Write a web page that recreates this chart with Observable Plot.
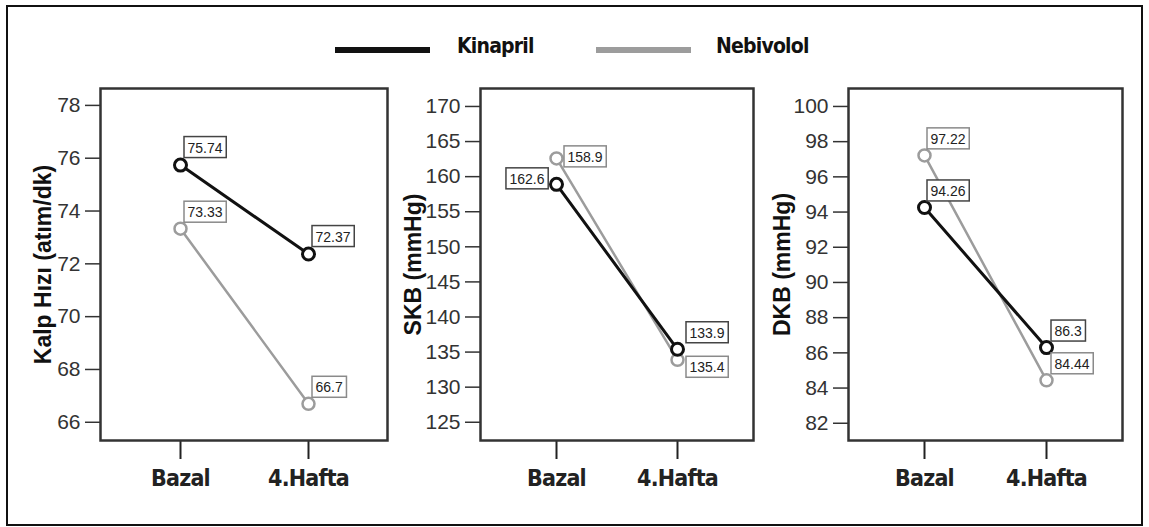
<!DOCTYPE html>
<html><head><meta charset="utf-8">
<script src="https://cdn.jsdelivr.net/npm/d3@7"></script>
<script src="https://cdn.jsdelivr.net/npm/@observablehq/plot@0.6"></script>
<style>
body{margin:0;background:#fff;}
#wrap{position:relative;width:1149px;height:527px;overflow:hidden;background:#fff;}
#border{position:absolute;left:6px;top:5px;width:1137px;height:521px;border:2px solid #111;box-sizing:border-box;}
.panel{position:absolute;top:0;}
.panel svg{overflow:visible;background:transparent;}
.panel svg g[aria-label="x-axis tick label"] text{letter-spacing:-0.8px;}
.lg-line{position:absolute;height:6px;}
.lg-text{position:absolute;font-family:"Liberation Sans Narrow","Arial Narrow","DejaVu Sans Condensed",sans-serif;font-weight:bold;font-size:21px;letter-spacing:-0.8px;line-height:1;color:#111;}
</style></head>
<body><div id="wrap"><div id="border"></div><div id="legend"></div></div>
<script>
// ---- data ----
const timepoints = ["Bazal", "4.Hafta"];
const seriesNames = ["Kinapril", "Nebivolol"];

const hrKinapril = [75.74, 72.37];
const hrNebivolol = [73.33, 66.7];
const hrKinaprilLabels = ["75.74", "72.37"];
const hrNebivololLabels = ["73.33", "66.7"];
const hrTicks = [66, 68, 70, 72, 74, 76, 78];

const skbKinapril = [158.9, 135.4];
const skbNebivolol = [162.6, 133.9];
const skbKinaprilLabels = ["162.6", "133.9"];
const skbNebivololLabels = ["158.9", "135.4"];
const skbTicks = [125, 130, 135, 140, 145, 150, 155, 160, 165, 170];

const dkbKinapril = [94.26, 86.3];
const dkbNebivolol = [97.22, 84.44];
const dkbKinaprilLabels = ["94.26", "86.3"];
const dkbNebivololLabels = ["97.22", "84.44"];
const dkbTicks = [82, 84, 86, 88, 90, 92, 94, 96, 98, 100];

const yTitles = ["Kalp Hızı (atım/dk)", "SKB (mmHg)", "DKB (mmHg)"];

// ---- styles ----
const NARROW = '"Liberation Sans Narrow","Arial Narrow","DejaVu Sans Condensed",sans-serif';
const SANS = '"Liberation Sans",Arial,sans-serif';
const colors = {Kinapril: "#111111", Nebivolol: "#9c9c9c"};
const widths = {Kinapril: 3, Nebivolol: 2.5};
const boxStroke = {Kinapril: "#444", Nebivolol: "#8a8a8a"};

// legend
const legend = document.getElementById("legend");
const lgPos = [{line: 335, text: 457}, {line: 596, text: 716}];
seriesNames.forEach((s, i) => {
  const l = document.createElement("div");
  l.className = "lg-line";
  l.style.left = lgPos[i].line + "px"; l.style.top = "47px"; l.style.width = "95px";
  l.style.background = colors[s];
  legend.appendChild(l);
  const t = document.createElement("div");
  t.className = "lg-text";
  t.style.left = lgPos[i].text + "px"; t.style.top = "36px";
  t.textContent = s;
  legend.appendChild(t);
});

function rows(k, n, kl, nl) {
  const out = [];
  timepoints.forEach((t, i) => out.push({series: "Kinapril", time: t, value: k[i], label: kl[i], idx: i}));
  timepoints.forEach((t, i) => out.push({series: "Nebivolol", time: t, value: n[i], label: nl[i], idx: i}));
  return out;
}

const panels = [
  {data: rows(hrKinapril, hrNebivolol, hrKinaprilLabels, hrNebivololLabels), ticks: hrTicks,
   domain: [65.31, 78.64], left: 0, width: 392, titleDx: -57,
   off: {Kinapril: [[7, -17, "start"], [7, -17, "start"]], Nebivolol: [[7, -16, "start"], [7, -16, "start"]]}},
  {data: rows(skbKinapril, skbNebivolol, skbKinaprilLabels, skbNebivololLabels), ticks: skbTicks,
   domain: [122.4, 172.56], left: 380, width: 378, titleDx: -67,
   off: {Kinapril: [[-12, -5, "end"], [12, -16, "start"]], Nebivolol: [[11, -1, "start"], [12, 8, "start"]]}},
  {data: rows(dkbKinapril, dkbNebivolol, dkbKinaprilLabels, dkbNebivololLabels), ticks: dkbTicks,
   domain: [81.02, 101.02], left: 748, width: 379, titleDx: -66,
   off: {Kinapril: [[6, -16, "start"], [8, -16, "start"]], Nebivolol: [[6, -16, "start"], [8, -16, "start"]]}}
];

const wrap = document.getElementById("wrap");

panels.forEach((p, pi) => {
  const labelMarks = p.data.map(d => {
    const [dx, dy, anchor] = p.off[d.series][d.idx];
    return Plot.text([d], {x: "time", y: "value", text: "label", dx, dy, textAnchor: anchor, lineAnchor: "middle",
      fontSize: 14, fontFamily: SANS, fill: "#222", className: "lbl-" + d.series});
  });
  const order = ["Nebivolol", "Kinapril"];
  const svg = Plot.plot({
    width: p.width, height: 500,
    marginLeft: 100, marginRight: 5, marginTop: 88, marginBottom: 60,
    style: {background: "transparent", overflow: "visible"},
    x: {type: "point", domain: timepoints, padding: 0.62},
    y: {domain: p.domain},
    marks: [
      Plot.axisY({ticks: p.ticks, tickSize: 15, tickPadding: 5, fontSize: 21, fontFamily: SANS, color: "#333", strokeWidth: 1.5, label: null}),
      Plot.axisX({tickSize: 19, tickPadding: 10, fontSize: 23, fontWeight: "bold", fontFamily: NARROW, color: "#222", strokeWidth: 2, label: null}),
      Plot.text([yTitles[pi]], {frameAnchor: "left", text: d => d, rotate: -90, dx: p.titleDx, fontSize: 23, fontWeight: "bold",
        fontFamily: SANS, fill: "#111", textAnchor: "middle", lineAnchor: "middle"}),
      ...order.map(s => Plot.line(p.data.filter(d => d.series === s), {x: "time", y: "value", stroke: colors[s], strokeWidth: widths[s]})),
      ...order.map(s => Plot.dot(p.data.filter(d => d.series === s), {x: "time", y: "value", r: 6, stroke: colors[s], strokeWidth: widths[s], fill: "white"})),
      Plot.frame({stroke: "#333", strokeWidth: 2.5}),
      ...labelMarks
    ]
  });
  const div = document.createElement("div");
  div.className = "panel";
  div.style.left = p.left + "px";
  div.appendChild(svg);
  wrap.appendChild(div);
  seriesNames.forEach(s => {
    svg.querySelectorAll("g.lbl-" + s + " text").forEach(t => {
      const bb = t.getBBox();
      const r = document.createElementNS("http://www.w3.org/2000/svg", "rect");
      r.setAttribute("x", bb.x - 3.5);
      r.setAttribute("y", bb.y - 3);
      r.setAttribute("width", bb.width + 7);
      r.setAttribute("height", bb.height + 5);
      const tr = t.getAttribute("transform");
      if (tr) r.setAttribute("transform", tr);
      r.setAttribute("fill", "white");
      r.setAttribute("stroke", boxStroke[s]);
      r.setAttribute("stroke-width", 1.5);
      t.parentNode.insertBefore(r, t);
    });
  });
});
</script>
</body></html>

-=-=-

Short exercise:
From the material above, copy everything exactly but the pictures.

Answer for this exercise:
Write a web page that recreates this chart with Observable Plot.
<!DOCTYPE html>
<html><head><meta charset="utf-8">
<script src="https://cdn.jsdelivr.net/npm/d3@7"></script>
<script src="https://cdn.jsdelivr.net/npm/@observablehq/plot@0.6"></script>
<style>
body{margin:0;background:#fff;}
#wrap{position:relative;width:1149px;height:527px;overflow:hidden;background:#fff;}
#border{position:absolute;left:6px;top:5px;width:1137px;height:521px;border:2px solid #111;box-sizing:border-box;}
.panel{position:absolute;top:0;}
.panel svg{overflow:visible;background:transparent;}
.panel svg g[aria-label="x-axis tick label"] text{letter-spacing:-0.8px;}
.lg-line{position:absolute;height:6px;}
.lg-text{position:absolute;font-family:"Liberation Sans Narrow","Arial Narrow","DejaVu Sans Condensed",sans-serif;font-weight:bold;font-size:21px;letter-spacing:-0.8px;line-height:1;color:#111;}
</style></head>
<body><div id="wrap"><div id="border"></div><div id="legend"></div></div>
<script>
// ---- data ----
const timepoints = ["Bazal", "4.Hafta"];
const seriesNames = ["Kinapril", "Nebivolol"];

const hrKinapril = [75.74, 72.37];
const hrNebivolol = [73.33, 66.7];
const hrKinaprilLabels = ["75.74", "72.37"];
const hrNebivololLabels = ["73.33", "66.7"];
const hrTicks = [66, 68, 70, 72, 74, 76, 78];

const skbKinapril = [158.9, 135.4];
const skbNebivolol = [162.6, 133.9];
const skbKinaprilLabels = ["162.6", "133.9"];
const skbNebivololLabels = ["158.9", "135.4"];
const skbTicks = [125, 130, 135, 140, 145, 150, 155, 160, 165, 170];

const dkbKinapril = [94.26, 86.3];
const dkbNebivolol = [97.22, 84.44];
const dkbKinaprilLabels = ["94.26", "86.3"];
const dkbNebivololLabels = ["97.22", "84.44"];
const dkbTicks = [82, 84, 86, 88, 90, 92, 94, 96, 98, 100];

const yTitles = ["Kalp Hızı (atım/dk)", "SKB (mmHg)", "DKB (mmHg)"];

// ---- styles ----
const NARROW = '"Liberation Sans Narrow","Arial Narrow","DejaVu Sans Condensed",sans-serif';
const SANS = '"Liberation Sans",Arial,sans-serif';
const colors = {Kinapril: "#111111", Nebivolol: "#9c9c9c"};
const widths = {Kinapril: 3, Nebivolol: 2.5};
const boxStroke = {Kinapril: "#444", Nebivolol: "#8a8a8a"};

// legend
const legend = document.getElementById("legend");
const lgPos = [{line: 335, text: 457}, {line: 596, text: 716}];
seriesNames.forEach((s, i) => {
  const l = document.createElement("div");
  l.className = "lg-line";
  l.style.left = lgPos[i].line + "px"; l.style.top = "47px"; l.style.width = "95px";
  l.style.background = colors[s];
  legend.appendChild(l);
  const t = document.createElement("div");
  t.className = "lg-text";
  t.style.left = lgPos[i].text + "px"; t.style.top = "36px";
  t.textContent = s;
  legend.appendChild(t);
});

function rows(k, n, kl, nl) {
  const out = [];
  timepoints.forEach((t, i) => out.push({series: "Kinapril", time: t, value: k[i], label: kl[i], idx: i}));
  timepoints.forEach((t, i) => out.push({series: "Nebivolol", time: t, value: n[i], label: nl[i], idx: i}));
  return out;
}

const panels = [
  {data: rows(hrKinapril, hrNebivolol, hrKinaprilLabels, hrNebivololLabels), ticks: hrTicks,
   domain: [65.31, 78.64], left: 0, width: 392, titleDx: -57,
   off: {Kinapril: [[7, -17, "start"], [7, -17, "start"]], Nebivolol: [[7, -16, "start"], [7, -16, "start"]]}},
  {data: rows(skbKinapril, skbNebivolol, skbKinaprilLabels, skbNebivololLabels), ticks: skbTicks,
   domain: [122.4, 172.56], left: 380, width: 378, titleDx: -67,
   off: {Kinapril: [[-12, -5, "end"], [12, -16, "start"]], Nebivolol: [[11, -1, "start"], [12, 8, "start"]]}},
  {data: rows(dkbKinapril, dkbNebivolol, dkbKinaprilLabels, dkbNebivololLabels), ticks: dkbTicks,
   domain: [81.02, 101.02], left: 748, width: 379, titleDx: -66,
   off: {Kinapril: [[6, -16, "start"], [8, -16, "start"]], Nebivolol: [[6, -16, "start"], [8, -16, "start"]]}}
];

const wrap = document.getElementById("wrap");

panels.forEach((p, pi) => {
  const labelMarks = p.data.map(d => {
    const [dx, dy, anchor] = p.off[d.series][d.idx];
    return Plot.text([d], {x: "time", y: "value", text: "label", dx, dy, textAnchor: anchor, lineAnchor: "middle",
      fontSize: 14, fontFamily: SANS, fill: "#222", className: "lbl-" + d.series});
  });
  const order = ["Nebivolol", "Kinapril"];
  const svg = Plot.plot({
    width: p.width, height: 500,
    marginLeft: 100, marginRight: 5, marginTop: 88, marginBottom: 60,
    style: {background: "transparent", overflow: "visible"},
    x: {type: "point", domain: timepoints, padding: 0.62},
    y: {domain: p.domain},
    marks: [
      Plot.axisY({ticks: p.ticks, tickSize: 15, tickPadding: 5, fontSize: 21, fontFamily: SANS, color: "#333", strokeWidth: 1.5, label: null}),
      Plot.axisX({tickSize: 19, tickPadding: 10, fontSize: 23, fontWeight: "bold", fontFamily: NARROW, color: "#222", strokeWidth: 2, label: null}),
      Plot.text([yTitles[pi]], {frameAnchor: "left", text: d => d, rotate: -90, dx: p.titleDx, fontSize: 23, fontWeight: "bold",
        fontFamily: SANS, fill: "#111", textAnchor: "middle", lineAnchor: "middle"}),
      ...order.map(s => Plot.line(p.data.filter(d => d.series === s), {x: "time", y: "value", stroke: colors[s], strokeWidth: widths[s]})),
      ...order.map(s => Plot.dot(p.data.filter(d => d.series === s), {x: "time", y: "value", r: 6, stroke: colors[s], strokeWidth: widths[s], fill: "white"})),
      Plot.frame({stroke: "#333", strokeWidth: 2.5}),
      ...labelMarks
    ]
  });
  const div = document.createElement("div");
  div.className = "panel";
  div.style.left = p.left + "px";
  div.appendChild(svg);
  wrap.appendChild(div);
  seriesNames.forEach(s => {
    svg.querySelectorAll("g.lbl-" + s + " text").forEach(t => {
      const bb = t.getBBox();
      const r = document.createElementNS("http://www.w3.org/2000/svg", "rect");
      r.setAttribute("x", bb.x - 3.5);
      r.setAttribute("y", bb.y - 3);
      r.setAttribute("width", bb.width + 7);
      r.setAttribute("height", bb.height + 5);
      const tr = t.getAttribute("transform");
      if (tr) r.setAttribute("transform", tr);
      r.setAttribute("fill", "white");
      r.setAttribute("stroke", boxStroke[s]);
      r.setAttribute("stroke-width", 1.5);
      t.parentNode.insertBefore(r, t);
    });
  });
});
</script>
</body></html>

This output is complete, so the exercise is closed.